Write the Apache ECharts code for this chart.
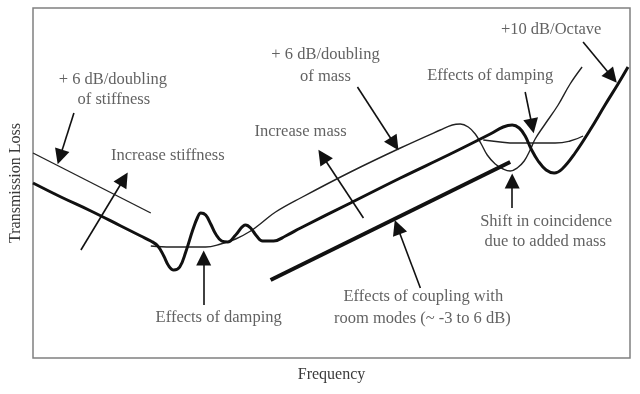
<!DOCTYPE html>
<html>
<head>
<meta charset="utf-8">
<script src="https://cdn.jsdelivr.net/npm/echarts@6/dist/echarts.min.js"></script>
<style>
html,body{margin:0;padding:0;background:#fff;}
#chart{width:640px;height:394px;}
</style>
</head>
<body>
<div id="chart"></div>
<script>
// Schematic transmission-loss curves (frequency vs TL, arbitrary units)
var baseCurve = [
  [0,175],[28,161],[58,147],[88,132],[108,122],[118,117],[125,112],[131,102],[136,92],
  [141,88],[147,91],[153,106],[160,128],[165,141],[168,145],[173,143],[178,134],[183,124],
  [189,117],[195,116],[203,123],[213,133],[218,130],[224,122],[230,117],[241,117],[253,122],
  [268,130],[318,155],[368,180],[418,204],[458,224],[471,231],[480,233],[487,230],[493,222],
  [499,209],[506,197],[514,188],[522,185],[530,189],[543,205],[558,228],[573,253],[586,274],[596,291]
];
var massCurve = [
  [118,112],[138,111],[158,111],[173,111],[188,114],[203,119],[218,127],[230,136],[243,146],
  [268,160],[318,186],[368,210],[408,228],[420,233],[428,234],[436,231],[443,224],[449,214],
  [455,203],[463,194],[471,189],[478,187],[485,190],[492,197],[498,208],[503,219],[513,234],
  [526,253],[538,274],[550,291]
];
var stiffnessLine = [[0,205],[118,145]];
var dampingCurve = [[451,218],[468,216],[483,215],[498,215],[523,215],[538,217],[551,222]];
var couplingLine = [[238,78],[478,196]];
var arrows = [
  [[41,245],[27,201]],
  [[48,108],[91,179]],
  [[325,271],[362,214]],
  [[331,140],[290,202]],
  [[493,266],[500,232]],
  [[551,316],[580,281]],
  [[480,150],[480,177]],
  [[388,70],[365,131]],
  [[171,53],[171,100]]
];
var labelTexts = [
  '+ 6 dB/doubling','of stiffness','Increase stiffness','+ 6 dB/doubling','of mass',
  'Increase mass','Effects of damping','+10 dB/Octave','Shift in coincidence',
  'due to added mass','Effects of coupling with','room modes (~ -3 to 6 dB)','Effects of damping'
];
var labelX = [80,81,135,293,293,268,458,519,514,513,391,390,186];
var labelY = [278,258,202,303,281,226,282,328,136,116,61,39,40];
var xTitle = 'Frequency';
var yTitle = 'Transmission Loss';

var FONT = '"Liberation Serif","DejaVu Serif",serif';
var TXT = '#3a3a3a';
var chart = echarts.init(document.getElementById('chart'));
chart.setOption({
  animation:false,
  backgroundColor:'#fff',
  grid:{left:32,top:8,width:598,height:350,show:true,borderColor:'#808080',borderWidth:1.5,backgroundColor:'transparent'},
  xAxis:{type:'value',min:0,max:598,name:xTitle,nameLocation:'middle',nameGap:9,
    nameTextStyle:{fontFamily:FONT,fontSize:16,color:TXT},
    axisLine:{show:false},axisTick:{show:false},axisLabel:{show:false},splitLine:{show:false}},
  yAxis:{type:'value',min:0,max:350,name:yTitle,nameLocation:'middle',nameGap:9,
    nameTextStyle:{fontFamily:FONT,fontSize:16,color:TXT},
    axisLine:{show:false},axisTick:{show:false},axisLabel:{show:false},splitLine:{show:false}},
  series:[
    {type:'line',data:stiffnessLine,symbol:'none',lineStyle:{color:'#222',width:1.4}},
    {type:'line',data:dampingCurve,smooth:true,symbol:'none',lineStyle:{color:'#222',width:1.4}},
    {type:'line',data:massCurve,smooth:0.4,symbol:'none',lineStyle:{color:'#222',width:1.4}},
    {type:'line',data:baseCurve,smooth:0.4,symbol:'none',lineStyle:{color:'#111',width:3}},
    {type:'line',data:couplingLine,symbol:'none',lineStyle:{color:'#111',width:4}},
    {type:'lines',coordinateSystem:'cartesian2d',symbol:['none','triangle'],symbolSize:[0,15],
      lineStyle:{color:'#111',width:1.6,opacity:1},
      data:arrows.map(function(a){return {coords:a};})},
    {type:'scatter',symbolSize:0,z:10,
      data:labelTexts.map(function(t,i){return {value:[labelX[i],labelY[i]],name:t};}),
      label:{show:true,position:'inside',formatter:function(p){return p.name;},
        fontFamily:FONT,fontSize:16.5,color:TXT}}
  ]
});
</script>
</body>
</html>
—————
What is being asked: Your copy of the data above should match it exactly, except that pictures are left out.

Result of this exercise:
Write the Apache ECharts code for this chart.
<!DOCTYPE html>
<html>
<head>
<meta charset="utf-8">
<script src="https://cdn.jsdelivr.net/npm/echarts@6/dist/echarts.min.js"></script>
<style>
html,body{margin:0;padding:0;background:#fff;}
#chart{width:640px;height:394px;}
</style>
</head>
<body>
<div id="chart"></div>
<script>
// Schematic transmission-loss curves (frequency vs TL, arbitrary units)
var baseCurve = [
  [0,175],[28,161],[58,147],[88,132],[108,122],[118,117],[125,112],[131,102],[136,92],
  [141,88],[147,91],[153,106],[160,128],[165,141],[168,145],[173,143],[178,134],[183,124],
  [189,117],[195,116],[203,123],[213,133],[218,130],[224,122],[230,117],[241,117],[253,122],
  [268,130],[318,155],[368,180],[418,204],[458,224],[471,231],[480,233],[487,230],[493,222],
  [499,209],[506,197],[514,188],[522,185],[530,189],[543,205],[558,228],[573,253],[586,274],[596,291]
];
var massCurve = [
  [118,112],[138,111],[158,111],[173,111],[188,114],[203,119],[218,127],[230,136],[243,146],
  [268,160],[318,186],[368,210],[408,228],[420,233],[428,234],[436,231],[443,224],[449,214],
  [455,203],[463,194],[471,189],[478,187],[485,190],[492,197],[498,208],[503,219],[513,234],
  [526,253],[538,274],[550,291]
];
var stiffnessLine = [[0,205],[118,145]];
var dampingCurve = [[451,218],[468,216],[483,215],[498,215],[523,215],[538,217],[551,222]];
var couplingLine = [[238,78],[478,196]];
var arrows = [
  [[41,245],[27,201]],
  [[48,108],[91,179]],
  [[325,271],[362,214]],
  [[331,140],[290,202]],
  [[493,266],[500,232]],
  [[551,316],[580,281]],
  [[480,150],[480,177]],
  [[388,70],[365,131]],
  [[171,53],[171,100]]
];
var labelTexts = [
  '+ 6 dB/doubling','of stiffness','Increase stiffness','+ 6 dB/doubling','of mass',
  'Increase mass','Effects of damping','+10 dB/Octave','Shift in coincidence',
  'due to added mass','Effects of coupling with','room modes (~ -3 to 6 dB)','Effects of damping'
];
var labelX = [80,81,135,293,293,268,458,519,514,513,391,390,186];
var labelY = [278,258,202,303,281,226,282,328,136,116,61,39,40];
var xTitle = 'Frequency';
var yTitle = 'Transmission Loss';

var FONT = '"Liberation Serif","DejaVu Serif",serif';
var TXT = '#3a3a3a';
var chart = echarts.init(document.getElementById('chart'));
chart.setOption({
  animation:false,
  backgroundColor:'#fff',
  grid:{left:32,top:8,width:598,height:350,show:true,borderColor:'#808080',borderWidth:1.5,backgroundColor:'transparent'},
  xAxis:{type:'value',min:0,max:598,name:xTitle,nameLocation:'middle',nameGap:9,
    nameTextStyle:{fontFamily:FONT,fontSize:16,color:TXT},
    axisLine:{show:false},axisTick:{show:false},axisLabel:{show:false},splitLine:{show:false}},
  yAxis:{type:'value',min:0,max:350,name:yTitle,nameLocation:'middle',nameGap:9,
    nameTextStyle:{fontFamily:FONT,fontSize:16,color:TXT},
    axisLine:{show:false},axisTick:{show:false},axisLabel:{show:false},splitLine:{show:false}},
  series:[
    {type:'line',data:stiffnessLine,symbol:'none',lineStyle:{color:'#222',width:1.4}},
    {type:'line',data:dampingCurve,smooth:true,symbol:'none',lineStyle:{color:'#222',width:1.4}},
    {type:'line',data:massCurve,smooth:0.4,symbol:'none',lineStyle:{color:'#222',width:1.4}},
    {type:'line',data:baseCurve,smooth:0.4,symbol:'none',lineStyle:{color:'#111',width:3}},
    {type:'line',data:couplingLine,symbol:'none',lineStyle:{color:'#111',width:4}},
    {type:'lines',coordinateSystem:'cartesian2d',symbol:['none','triangle'],symbolSize:[0,15],
      lineStyle:{color:'#111',width:1.6,opacity:1},
      data:arrows.map(function(a){return {coords:a};})},
    {type:'scatter',symbolSize:0,z:10,
      data:labelTexts.map(function(t,i){return {value:[labelX[i],labelY[i]],name:t};}),
      label:{show:true,position:'inside',formatter:function(p){return p.name;},
        fontFamily:FONT,fontSize:16.5,color:TXT}}
  ]
});
</script>
</body>
</html>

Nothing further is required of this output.